Exercise brief: Write out the material again word for word, dropping any images it holds.

Source data:
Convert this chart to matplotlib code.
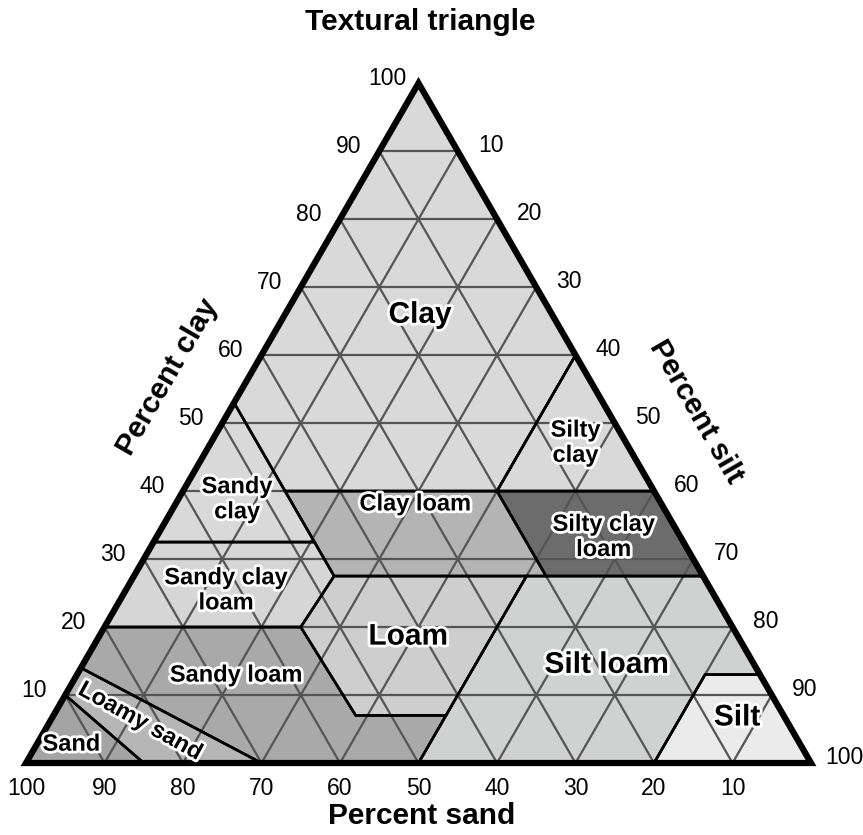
import numpy as np
import matplotlib.pyplot as plt
import matplotlib.patheffects as pe
from matplotlib.patches import Polygon

plt.rcParams['font.family'] = ['Liberation Sans', 'DejaVu Sans']

# texture classes, vertices as (percent sand, percent clay); silt = 100 - sand - clay
clay = [(47, 53), (0, 100), (0, 60), (20, 40), (47, 40)]
sandy_clay = [(67.5, 32.5), (47, 53), (47, 32.5)]
sandy_clay_loam = [(80, 20), (67.5, 32.5), (47, 32.5), (47, 27.5), (55, 20)]
clay_loam = [(47, 27.5), (47, 40), (20, 40), (20, 27.5)]
silty_clay = [(20, 40), (0, 60), (0, 40)]
silty_clay_loam = [(20, 27.5), (20, 40), (0, 40), (0, 27.5)]
loam = [(47, 27.5), (22.5, 27.5), (43, 7), (54.5, 7), (55, 20)]
sandy_loam = [(80, 20), (55, 20), (54.5, 7), (43, 7), (50, 0), (70, 0), (86, 14)]
loamy_sand = [(86, 14), (70, 0), (85, 0), (90, 10)]
sand = [(90, 10), (85, 0), (100, 0)]
silt_loam = [(50, 0), (43, 7), (22.5, 27.5), (0, 27.5), (0, 13), (7, 13), (20, 0)]
silt = [(20, 0), (7, 13), (0, 13), (0, 0)]

regions = [clay, sandy_clay, sandy_clay_loam, clay_loam, silty_clay, silty_clay_loam,
           loam, sandy_loam, loamy_sand, sand, silt_loam, silt]
fills = ['#d9d9d9', '#d9d9d9', '#d6d6d6', '#b4b4b4', '#d9d9d9', '#6c6c6c',
         '#cecece', '#a9a9a9', '#b6b6b6', '#a4a4a4', '#d0d1d1', '#ebebeb']

names = ['Clay', 'Sandy\nclay', 'Sandy clay\nloam', 'Clay loam', 'Silty\nclay',
         'Silty clay\nloam', 'Loam', 'Sandy loam', 'Loamy sand', 'Sand', 'Silt loam', 'Silt']
big = ['Clay', 'Loam', 'Silt loam', 'Silt']

ticks = [10, 20, 30, 40, 50, 60, 70, 80, 90, 100]


def tern(s, c):
    t = 100 - s - c
    return t + c / 2, c * np.sqrt(3) / 2


fig = plt.figure(figsize=(8.63, 8.35), dpi=100)
ax = fig.add_axes([0, 0, 1, 1])
ax.set_xlim(-3.31, 106.62)
ax.set_ylim(-9.17, 97.2)
ax.axis('off')

for poly, col in zip(regions, fills):
    pts = [tern(s, c) for s, c in poly]
    ax.add_patch(Polygon(pts, closed=True, facecolor=col, edgecolor='none', zorder=1))

# 10 % grid
for v in range(10, 100, 10):
    lines = [(tern(100 - v, v), tern(0, v)),
             (tern(v, 0), tern(v, 100 - v)),
             (tern(100 - v, 0), tern(0, 100 - v))]
    for a, b in lines:
        ax.plot([a[0], b[0]], [a[1], b[1]], color='#555555', lw=1.6, zorder=2)

for poly in regions:
    pts = [tern(s, c) for s, c in poly]
    ax.add_patch(Polygon(pts, closed=True, facecolor='none', edgecolor='black',
                         lw=1.9, joinstyle='miter', zorder=3))

outline = [tern(100, 0), tern(0, 0), tern(0, 100)]
ax.add_patch(Polygon(outline, closed=True, facecolor='none', edgecolor='black',
                     lw=4.5, joinstyle='miter', zorder=4))

# class labels
label_pos = {'Clay': (50.2, 57.1), 'Sandy\nclay': (26.9, 33.6), 'Sandy clay\nloam': (25.5, 22.0),
             'Clay loam': (49.6, 33.0), 'Silty\nclay': (70.0, 40.8), 'Silty clay\nloam': (73.6, 28.8),
             'Loam': (48.7, 16.1), 'Sandy loam': (26.8, 11.2), 'Loamy sand': (14.6, 5.3),
             'Sand': (5.8, 2.4), 'Silt loam': (74.0, 12.5), 'Silt': (90.6, 5.8)}
stroke = [pe.withStroke(linewidth=4, foreground='white')]
for n in names:
    x, y = label_pos[n]
    ax.text(x, y, n, ha='center', va='center', fontsize=21.5 if n in big else 17,
            fontweight='bold', linespacing=1.12, rotation=-29 if n == 'Loamy sand' else 0,
            path_effects=stroke, zorder=5)

# tick labels
for v in ticks:
    x, y = tern(v, 0)
    ax.text(x, y - 3.2, str(v), ha='center', va='center', fontsize=16.5)
    x, y = tern(100 - v, v)
    ax.text(x - 3.95, y + 0.55, str(v), ha='center', va='center', fontsize=16.5)
    x, y = tern(0, 100 - v)
    ax.text(x + 4.2, y + 0.7, str(v), ha='center', va='center', fontsize=16.5)

ax.text(50.2, 94.4, 'Textural triangle', ha='center', va='center', fontsize=21.5, fontweight='bold')
ax.text(50.4, -6.7, 'Percent sand', ha='center', va='center', fontsize=21.5, fontweight='bold')
ax.text(18.0, 49.2, 'Percent clay', ha='center', va='center', fontsize=21.5, fontweight='bold', rotation=60)
ax.text(85.4, 44.8, 'Percent silt', ha='center', va='center', fontsize=21.5, fontweight='bold', rotation=-60)

plt.savefig('out.png', dpi=100)
plt.close()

Task result:
Convert this chart to matplotlib code.
import numpy as np
import matplotlib.pyplot as plt
import matplotlib.patheffects as pe
from matplotlib.patches import Polygon

plt.rcParams['font.family'] = ['Liberation Sans', 'DejaVu Sans']

# texture classes, vertices as (percent sand, percent clay); silt = 100 - sand - clay
clay = [(47, 53), (0, 100), (0, 60), (20, 40), (47, 40)]
sandy_clay = [(67.5, 32.5), (47, 53), (47, 32.5)]
sandy_clay_loam = [(80, 20), (67.5, 32.5), (47, 32.5), (47, 27.5), (55, 20)]
clay_loam = [(47, 27.5), (47, 40), (20, 40), (20, 27.5)]
silty_clay = [(20, 40), (0, 60), (0, 40)]
silty_clay_loam = [(20, 27.5), (20, 40), (0, 40), (0, 27.5)]
loam = [(47, 27.5), (22.5, 27.5), (43, 7), (54.5, 7), (55, 20)]
sandy_loam = [(80, 20), (55, 20), (54.5, 7), (43, 7), (50, 0), (70, 0), (86, 14)]
loamy_sand = [(86, 14), (70, 0), (85, 0), (90, 10)]
sand = [(90, 10), (85, 0), (100, 0)]
silt_loam = [(50, 0), (43, 7), (22.5, 27.5), (0, 27.5), (0, 13), (7, 13), (20, 0)]
silt = [(20, 0), (7, 13), (0, 13), (0, 0)]

regions = [clay, sandy_clay, sandy_clay_loam, clay_loam, silty_clay, silty_clay_loam,
           loam, sandy_loam, loamy_sand, sand, silt_loam, silt]
fills = ['#d9d9d9', '#d9d9d9', '#d6d6d6', '#b4b4b4', '#d9d9d9', '#6c6c6c',
         '#cecece', '#a9a9a9', '#b6b6b6', '#a4a4a4', '#d0d1d1', '#ebebeb']

names = ['Clay', 'Sandy\nclay', 'Sandy clay\nloam', 'Clay loam', 'Silty\nclay',
         'Silty clay\nloam', 'Loam', 'Sandy loam', 'Loamy sand', 'Sand', 'Silt loam', 'Silt']
big = ['Clay', 'Loam', 'Silt loam', 'Silt']

ticks = [10, 20, 30, 40, 50, 60, 70, 80, 90, 100]


def tern(s, c):
    t = 100 - s - c
    return t + c / 2, c * np.sqrt(3) / 2


fig = plt.figure(figsize=(8.63, 8.35), dpi=100)
ax = fig.add_axes([0, 0, 1, 1])
ax.set_xlim(-3.31, 106.62)
ax.set_ylim(-9.17, 97.2)
ax.axis('off')

for poly, col in zip(regions, fills):
    pts = [tern(s, c) for s, c in poly]
    ax.add_patch(Polygon(pts, closed=True, facecolor=col, edgecolor='none', zorder=1))

# 10 % grid
for v in range(10, 100, 10):
    lines = [(tern(100 - v, v), tern(0, v)),
             (tern(v, 0), tern(v, 100 - v)),
             (tern(100 - v, 0), tern(0, 100 - v))]
    for a, b in lines:
        ax.plot([a[0], b[0]], [a[1], b[1]], color='#555555', lw=1.6, zorder=2)

for poly in regions:
    pts = [tern(s, c) for s, c in poly]
    ax.add_patch(Polygon(pts, closed=True, facecolor='none', edgecolor='black',
                         lw=1.9, joinstyle='miter', zorder=3))

outline = [tern(100, 0), tern(0, 0), tern(0, 100)]
ax.add_patch(Polygon(outline, closed=True, facecolor='none', edgecolor='black',
                     lw=4.5, joinstyle='miter', zorder=4))

# class labels
label_pos = {'Clay': (50.2, 57.1), 'Sandy\nclay': (26.9, 33.6), 'Sandy clay\nloam': (25.5, 22.0),
             'Clay loam': (49.6, 33.0), 'Silty\nclay': (70.0, 40.8), 'Silty clay\nloam': (73.6, 28.8),
             'Loam': (48.7, 16.1), 'Sandy loam': (26.8, 11.2), 'Loamy sand': (14.6, 5.3),
             'Sand': (5.8, 2.4), 'Silt loam': (74.0, 12.5), 'Silt': (90.6, 5.8)}
stroke = [pe.withStroke(linewidth=4, foreground='white')]
for n in names:
    x, y = label_pos[n]
    ax.text(x, y, n, ha='center', va='center', fontsize=21.5 if n in big else 17,
            fontweight='bold', linespacing=1.12, rotation=-29 if n == 'Loamy sand' else 0,
            path_effects=stroke, zorder=5)

# tick labels
for v in ticks:
    x, y = tern(v, 0)
    ax.text(x, y - 3.2, str(v), ha='center', va='center', fontsize=16.5)
    x, y = tern(100 - v, v)
    ax.text(x - 3.95, y + 0.55, str(v), ha='center', va='center', fontsize=16.5)
    x, y = tern(0, 100 - v)
    ax.text(x + 4.2, y + 0.7, str(v), ha='center', va='center', fontsize=16.5)

ax.text(50.2, 94.4, 'Textural triangle', ha='center', va='center', fontsize=21.5, fontweight='bold')
ax.text(50.4, -6.7, 'Percent sand', ha='center', va='center', fontsize=21.5, fontweight='bold')
ax.text(18.0, 49.2, 'Percent clay', ha='center', va='center', fontsize=21.5, fontweight='bold', rotation=60)
ax.text(85.4, 44.8, 'Percent silt', ha='center', va='center', fontsize=21.5, fontweight='bold', rotation=-60)

plt.savefig('out.png', dpi=100)
plt.close()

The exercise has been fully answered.